Common Name: Meadow Knapweed
Latin Name: Centaurea x moncktonii, C. jacea x nigra, C. pratensis Thuill, and C. debauxii subsp. Thuilleri
Reviewer: Monika Chandler
Affiliation/Organization: Minnesota Department of Agriculture
File #: MDARA00018MEDKNW_1_18_2013
Meadow knapweed is native to Europe and is likely a fertile hybrid between black (C. nigra L.) and brown (C. jacea L.) knapweeds (Wilson and Randall 2003). Both black and brown knapweeds are tetraploids and can hybridize freely. Hybrid offspring are also tetraploid and can backcross with either parent so population structure can be highly variable (Talbot Roché et al. 2003).

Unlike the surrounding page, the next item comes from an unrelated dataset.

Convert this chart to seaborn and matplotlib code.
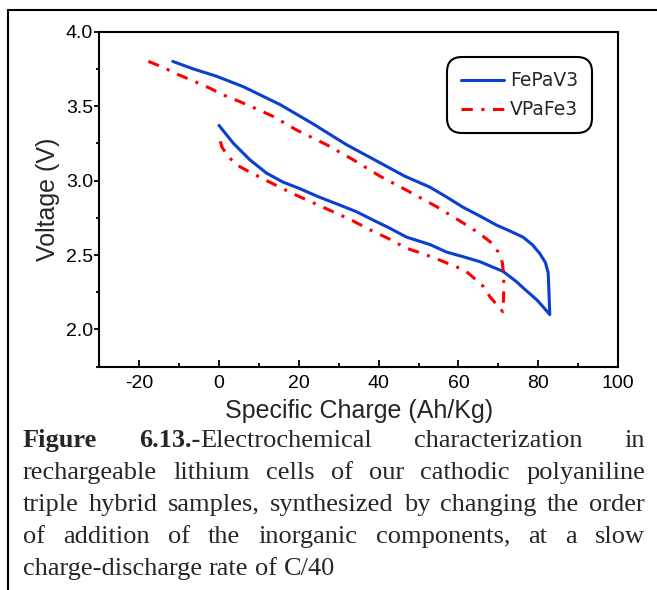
import pandas as pd
import seaborn as sns
import matplotlib.pyplot as plt
from matplotlib.lines import Line2D

fe_x = [-11.6, -6.5, -0.6, 6.1, 15.3, 23.6, 32.0, 40.3, 46.5, 52.9, 57.0, 61.2, 65.5, 69.6,
        73.0, 76.2, 78.5, 80.4, 81.8, 82.5, 82.7, 82.9,
        81.3, 79.6, 77.9, 76.2, 74.6, 71.2, 68.5, 65.4, 61.0, 57.0, 52.9, 47.0, 42.8, 38.6,
        34.5, 30.3, 25.0, 20.3, 16.0, 11.9, 7.7, 3.6, 1.5, 0.0]
fe_y = [3.80, 3.75, 3.70, 3.63, 3.51, 3.38, 3.24, 3.12, 3.03, 2.955, 2.89, 2.82, 2.76, 2.70,
        2.66, 2.62, 2.57, 2.51, 2.45, 2.38, 2.25, 2.10,
        2.15, 2.20, 2.24, 2.28, 2.32, 2.39, 2.42, 2.455, 2.49, 2.52, 2.57, 2.62, 2.68, 2.735,
        2.79, 2.835, 2.89, 2.945, 2.99, 3.05, 3.14, 3.25, 3.32, 3.37]

vp_x = [-17.7, -14.0, -10.6, -6.5, -2.3, 1.5, 5.2, 9.5, 13.6, 19.4, 27.0, 33.6, 40.3, 47.0,
        54.5, 61.2, 65.0, 67.9, 70.0, 71.0, 71.3, 71.4, 71.3, 71.1,
        69.5, 67.9, 66.2, 63.7, 61.5, 59.5, 55.4, 51.0, 47.0, 42.5, 37.8, 33.5, 30.3, 28.6,
        24.5, 20.3, 16.0, 11.9, 7.5, 4.4, 2.0, 0.65, 0.0]
vp_y = [3.80, 3.76, 3.715, 3.67, 3.62, 3.57, 3.53, 3.48, 3.43, 3.34, 3.24, 3.14, 3.03, 2.935,
        2.825, 2.715, 2.65, 2.59, 2.52, 2.45, 2.38, 2.29, 2.20, 2.12,
        2.17, 2.22, 2.29, 2.35, 2.40, 2.42, 2.465, 2.51, 2.545, 2.61, 2.67, 2.73, 2.77, 2.79,
        2.84, 2.89, 2.945, 3.00, 3.06, 3.105, 3.17, 3.23, 3.30]

samples = ['FePaV3', 'VPaFe3']
colors = {'FePaV3': '#0a3fd0', 'VPaFe3': '#ff0000'}

caption_bold = 'Figure 6.13.-'
caption_lines = [
    'Figure 6.13.-Electrochemical characterization in',
    'rechargeable lithium cells of our cathodic polyaniline',
    'triple hybrid samples, synthesized by changing the order',
    'of addition of the inorganic components, at a slow',
    'charge-discharge rate of C/40',
]

df = pd.concat([
    pd.DataFrame({'x': fe_x, 'y': fe_y, 'sample': 'FePaV3'}),
    pd.DataFrame({'x': vp_x, 'y': vp_y, 'sample': 'VPaFe3'}),
], ignore_index=True)

sns.set_style('white')
plt.rcParams['font.family'] = ['Liberation Sans', 'DejaVu Sans']
plt.rcParams['axes.unicode_minus'] = False

W, H = 657, 590
fig = plt.figure(figsize=(W / 100, H / 100), dpi=100)
ax = fig.add_axes([99.3 / W, 1 - 366.7 / H, (618 - 99.3) / W, (366.7 - 31.6) / H])

sns.lineplot(data=df, x='x', y='y', hue='sample', style='sample', hue_order=samples,
             style_order=samples, sort=False, estimator=None, palette=colors,
             dashes={'FePaV3': '', 'VPaFe3': (3.7, 2.8, 1.0, 2.8)},
             linewidth=2.2, ax=ax)

ax.set_xlim(-30, 100)
ax.set_ylim(1.75, 4.0)
ax.set_xticks([-20, 0, 20, 40, 60, 80, 100])
ax.set_xticks(range(-30, 101, 10), minor=True)
ax.set_yticks([2.0, 2.5, 3.0, 3.5, 4.0])
ax.set_yticks([1.75, 2.25, 2.75, 3.25, 3.75], minor=True)
ax.set_yticklabels(['2.0', '2.5', '3.0', '3.5', '4.0'])
ax.tick_params(axis='x', which='major', direction='in', length=5, width=1.3, labelsize=14, pad=6)
ax.tick_params(axis='x', which='minor', direction='in', length=3, width=1.3)
ax.tick_params(axis='y', which='major', direction='out', length=3.5, width=1.3, labelsize=14, pad=1)
ax.tick_params(axis='y', which='minor', direction='out', length=2.5, width=1.3)
ax.tick_params(bottom=True, left=True, which='both', colors='black')
for s in ax.spines.values():
    s.set_color('black')
    s.set_linewidth(1.5)

ax.set_xlabel('Specific Charge (Ah/Kg)', fontsize=18, labelpad=5)
ax.set_ylabel('Voltage (V)', fontsize=18, labelpad=4)

handles, labels = ax.get_legend_handles_labels()
leg = ax.legend(handles, labels, loc='upper right', bbox_to_anchor=(592 / W, 1 - 57 / H),
                bbox_transform=fig.transFigure, fontsize=13.5, frameon=True, framealpha=1,
                edgecolor='black', handlelength=2.3, handletextpad=0.3, labelspacing=0.55,
                borderpad=0.75, borderaxespad=0)
leg.get_frame().set_linewidth(1.5)
leg.get_frame().set_boxstyle('round,pad=0,rounding_size=0.8')
for t in leg.get_texts():
    t.set_fontfamily('DejaVu Sans')

# outer frame of the figure panel
fig.add_artist(Line2D([8 / W, 8 / W], [0, 1 - 10 / H], transform=fig.transFigure, color='black', lw=1.5))
fig.add_artist(Line2D([8 / W, 1], [1 - 10 / H, 1 - 10 / H], transform=fig.transFigure, color='black', lw=1.5))

# justified caption
renderer = fig.canvas.get_renderer()
cap_font = dict(family='Liberation Serif', size=19)


def text_width(s, bold):
    t = fig.text(0, 0, s, fontweight='bold' if bold else 'normal', **cap_font)
    w = t.get_window_extent(renderer).width
    t.remove()
    return w


space_w = text_width('a a', False) - text_width('aa', False)
left, right = 23, 645
for i, line in enumerate(caption_lines):
    nb = len(caption_bold) if i == 0 else 0
    words, pos = [], 0
    for w in line.split(' '):
        k = max(0, min(len(w), nb - pos))
        runs = [(r, b) for r, b in [(w[:k], True), (w[k:], False)] if r]
        words.append([(r, b, text_width(r, b)) for r, b in runs])
        pos += len(w) + 1
    total = sum(rw for word in words for _, _, rw in word)
    if i < len(caption_lines) - 1:
        gap = (right - left - total) / (len(words) - 1)
    else:
        gap = space_w
    x = left
    y = 1 - (447 + 32 * i) / H
    for word in words:
        for r, b, rw in word:
            fig.text(x / W, y, r, ha='left', va='baseline',
                     fontweight='bold' if b else 'normal', **cap_font)
            x += rw
        x += gap

fig.savefig('out.png', dpi=100)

Meadow knapweed is an herbaceous perennial that occurs in cool, moist, and sunny habitats.
Meadow knapweed may have been introduced to western North America for forage, but it is not palatable and has low nutritional value. Meadow knapweed escaped cultivation and is proliferating rapidly in the Pacific Northwest. Meadow knapweed was documented recently in N. Carolina in 2011 in Allegany and Ashe Counties (Poindexter et al. 2011). It was also documented in Virginia in 2011 (Weiboldt et al. 2011). Few meadow knapweed populations have been detected in Minnesota, but infestation pockets range over large areas.
Review Entity | Outcome
NWAC Listing Subcommittee: Suggest regulation as a prohibited noxious weed. Have to decide whether to place on eradicate or control list; or whether to combine all knapweeds.
Subcommittee debated 2 options: 1. List as a prohibited eradicate with brown knapweed due to small distributions in state. 2. Combine meadow and brown knapweeds with spotted knapweed as a prohibited-control knapweed complex - this would be done because it is hard to distinguish between the knapweed species and they can hybridize.
NWAC Full-group: List as a Prohibited – Eradicate Noxious Weed.
MDA Commissioner: Approved as a Prohibited – Eradicate Noxious Weed – 1/14/2013.
Poindexter, D.B., A.S. Weakley, and M.W. Denslow. 2011. New exotic additions and other noteworthy records for the flora of North Carolina. Phytoneuron 42: 1–14.
Roché, C.T. and B.F. Roché, Jr. 1991. Meadow knapweed invasion in the Pacific Northwest, U.S.A., and British Columbia, Canada. Northwest Science. 65(1): 53-61.
Roché, C.T. and A. Susanna. 2010. New habitats, new menaces: Centaurea x kleinii (C. moncktonii x C. solstitialis), a new hybrid species between two alien weeds. Collectanea Botanica 29: 17-23.
Talbot Roché, C. and D.E. Johnson. 2003. Meadow Knapweed. Pacific Northwest Extension Bulletin 0566. Oregon State University, Corvallis. (Accessed 09/11/12).
Wieboldt, T.F., G.P. Fleming, C.E. Stevens, J.F. Townsend, D.M.E. Ware, and R.A.S. Wright. 2011. Digital Atlas of the Virginia Flora. Virginia Botanical Associates, Massey Herbarium, Department of Biological Sciences, Virginia Tech, Blacksburg. 14 Jan 2011.
Wilson, L.M., and C.B. Randall. 2003. Biology and Biological Control of Knapweed. USDA-Forest Service FHTET-2001-07. 2nd Edition.